Screen_Shot_2015-09-28_at_11.24.39_AM.png

The Seahawks look fine now, yeah? I mean sure, their 26-0 win yesterday came at home against a miserable Chicago Bears team in the midst of a miserable run of injuries. And yeah, it took a half for them to start playing well on offense. And okay, they dodged a bullet when it looked like a punt bounced off of Brock Coyle which could have led to a gamechanging turnover. And fine, it’s not great that Marshawn Lynch has a litany of injuries long enough to nail to a church door and start a revolution.

But 26-0 is a damn good result against any team in the NFL. In fact, it’s the first shutout of the year in the NFL period. And after an 0-2 start, the Seahawks look like the sort of formerly 0-2 team that makes a quasi-sufferable playoff run to redemption despite sputtering out of the gates. I mean, they were pretty meh for large swaths of a game they still won 26-0. That’s a good thing. So let’s break down the good action:

• I watched the game in a bar with closed captioning on the TV, and on Jimmy Graham’s touchdown catch it read, “Jam Jam. Jam Jam. Jam Jam!” Can this please be Jimmy Graham’s new nickname? He is the offensive equivalent Bam Bam Kam Chancellor, capable of imposing his will on opponents in the passing game.

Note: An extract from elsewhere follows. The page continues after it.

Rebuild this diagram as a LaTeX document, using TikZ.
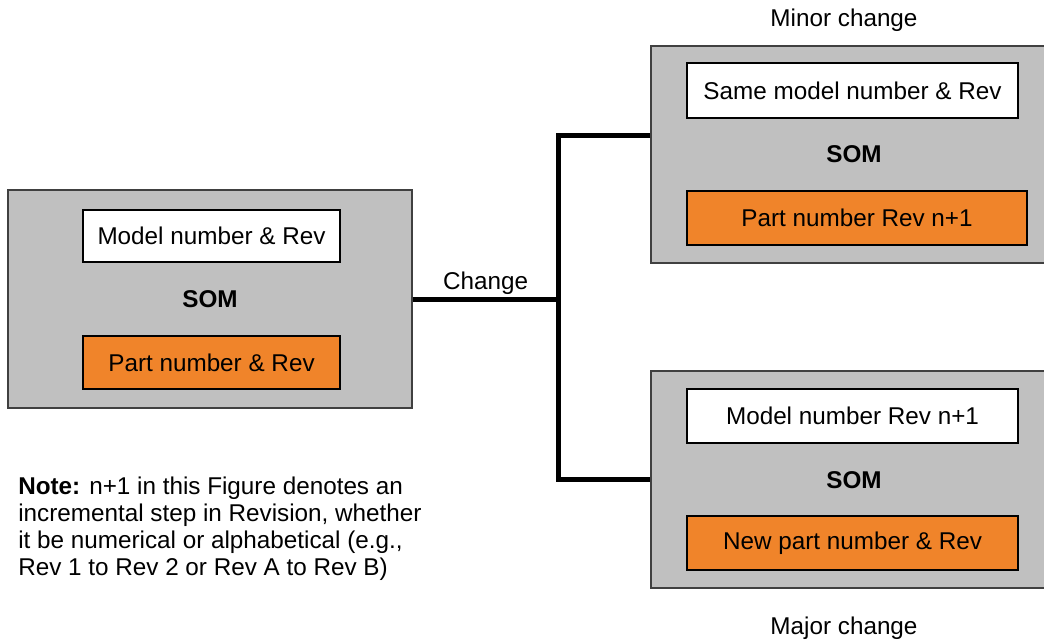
\documentclass[tikz,border=0pt]{standalone}
\usepackage{fontspec}
\setmainfont{Liberation Sans}
\usetikzlibrary{positioning}
\definecolor{somgray}{HTML}{C0C0C0}
\definecolor{partorange}{HTML}{F0842A}

\begin{document}
\begin{tikzpicture}[x=0.75pt,y=-0.75pt,font=\fontsize{18.2}{20.25}\selectfont,
	som/.style={draw=black!75,fill=somgray,line width=0.9pt,inner sep=0pt,
		minimum width=303pt,minimum height=163.5pt},
	modelbox/.style={draw=black,fill=white,line width=0.9pt,inner sep=0pt,
		minimum width=248.25pt,minimum height=40.5pt},
	partbox/.style={modelbox,fill=partorange},
	somlabel/.style={font=\fontsize{18.2}{20.25}\selectfont\bfseries},
	link/.style={line width=3.75pt}]
	\useasboundingbox (0,0) rectangle (1044,641);

	%current SOM
	\node[som] (cur) at (210,299) {};
	\node[modelbox,minimum width=192.75pt,minimum height=39pt] (curmodel) at (211.5,236) {Model number \& Rev};
	\node[somlabel] (cursom) at (cur) {SOM};
	\node[partbox,minimum width=192.75pt,minimum height=39.75pt] (curpart) at (211.5,362.5) {Part number \& Rev};

	%minor change
	\node[som,minimum width=306.75pt,minimum height=162.75pt] (minor) at (855.5,154.5) {};
	\node[modelbox,minimum height=41.25pt] (minormodel) at (852.5,90.5) {Same model number \& Rev};
	\node[somlabel] (minorsom) at (854,154) {SOM};
	\node[partbox,minimum width=255pt] (minorpart) at (857,218) {Part number Rev n+1};
	\node (minorlabel) at (844,20) {Minor change};

	%major change
	\node[som,minimum width=306.75pt,minimum height=162.75pt] (major) at (855.5,479.5) {};
	\node[modelbox] (majormodel) at (852.5,416) {Model number Rev n+1};
	\node[somlabel] (majorsom) at (854,480) {SOM};
	\node[partbox] (majorpart) at (852.5,543) {New part number \& Rev};
	\node (majorlabel) at (844,628) {Major change};

	%connectors
	\coordinate[right=109.5pt of cur.east] (split);
	\draw[link] (cur.east) -- (split) node[pos=0.5,above=-2pt] (chg) {Change};
	\draw[link] ([yshift=13.9pt]minor.west) -| (split) |- (major.west);

	%note
	\node[anchor=west,align=left,inner sep=0pt] (note) at (18,528.5)
		{\textbf{Note:} n+1 in this Figure denotes an\\
		incremental step in Revision, whether\\
		it be numerical or alphabetical (e.g.,\\
		Rev 1 to Rev 2 or Rev A to Rev B)};
\end{tikzpicture}
\end{document}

• Here’s a really quick hit: Jimmy Graham is fine. He’s going to ball out for the Seahawks, or force defenses to sell out to stop him. And with Tyler Lockett, Doug Baldwin, and to a lesser degree Jermaine Kearse looking viable, this passing offense has a chance to be good.

• I tried out the nickname Tyler the Creator Lockett, after Lockett broke off his 15th (double-check this) kick return TD in three games. It felt less good than Jam Jam. That said, Lockett is more than good returning the football. He’s not Devin Hester shifty, he’s smarter, reading his blocks as they set and timing his moves perfectly. Even when he doesn’t house kicks, he’s maximizing his teammates efforts every time. After a year of living dangerously with Bryan Walters, this is a joy.

• Also, how brutal for current Bears head coach John Fox that Lockett opened the second half of this game with a kickoff return path that all but mirrored the one that Percy Harvin took to start the second half of Super Bowl 48. You may remember Fox was coaching the Broncos then. Not great, John. Not great.

• Oh yeah, the defense pitched a shutout. It would be easy to attribute this to Kam Chancellor’s return to Seattle: they gave up 30 points a game without him, and 0 points a game with him. That would be reductive; the Seahawks gave up a bunch of special teams points without Kam arainst the Rams and played Aaron Rodgers. This week they played the ghost of Jimmy Clausen’s once promising career.

• It would also be easy to undersell Kam’s contribution. He only had one tackle, and was rarely visibly impacting the game. That’s equally reductive. Clausen got nothing going in the middle of the field, which is where Nick Foles was able to exploit the Seahawks week one. The linebackers also largely tackled better, perhaps because they knew they had a hell of a backstop in the living embodiment of the Death Star.

• Also, this was a great way for Kam to round back into form, because the Bears without Jay Cutler and Alshon Jeffrey have no passing game. There were throws to be had that even an average NFL quarterback converts that Clausen missed badly or had a receiver drop. Especially in the first half, it felt like the sort of game smokin’ Jay Cutler would have squeezed 10 or so points out of. Also he would have turned it over more, so, whatever. The point is, the Bears were bad enough throwing the ball that we really didn’t learn too much about the Seahawks defense.

• Hot damn this rookie class! Lockett is a baller. Frank Clark finally made an impact. And undrafted running back Thomas Rawls dropped a hundred spot in relief of the injured Lynch. Rawls wasn’t getting cheap yards either; he averaged a Lynch-esque 3+ yards per carry AFTER contact. The kid looked good. Good enough to alleviate the pangs of fear that came with Lynch getting ruled out for the second half of the game.

Russell Wilson is so good, guys. We don’t appreciate him enough, because he has a couple weird holes in his game. But he’s so good. Is he elite? Is he a Mount Rushmore quarterback? I don’t know. But he’s good enough to make plays seemingly at will, especially at home.

• Goddamn it was nice to play at CenturyLink. It really felt that between Lockett’s return and Graham’s touchdown, the energy in the stadium finally washed away the Super Bowl hangover. Thanks, Chicago for being our brunchtime Bloody Mary.

Seahawks are at home again next week against a Lions team that isn’t great, but is certainly more dangerous than Chicago. It also means Golden Tate is coming back to town. And this might seem weird, but to me this is the most important game of the first half of the season for the Seahawks. This is a must-win. The Lions stop the run and have dangerous receivers. Can our (finally) reformed secondary play at a high level? Can Wilson and his new cadre of weapons win a game in the air? If the answer is yes, we’re in great shape. Time to find out what type of team these Seahawks are.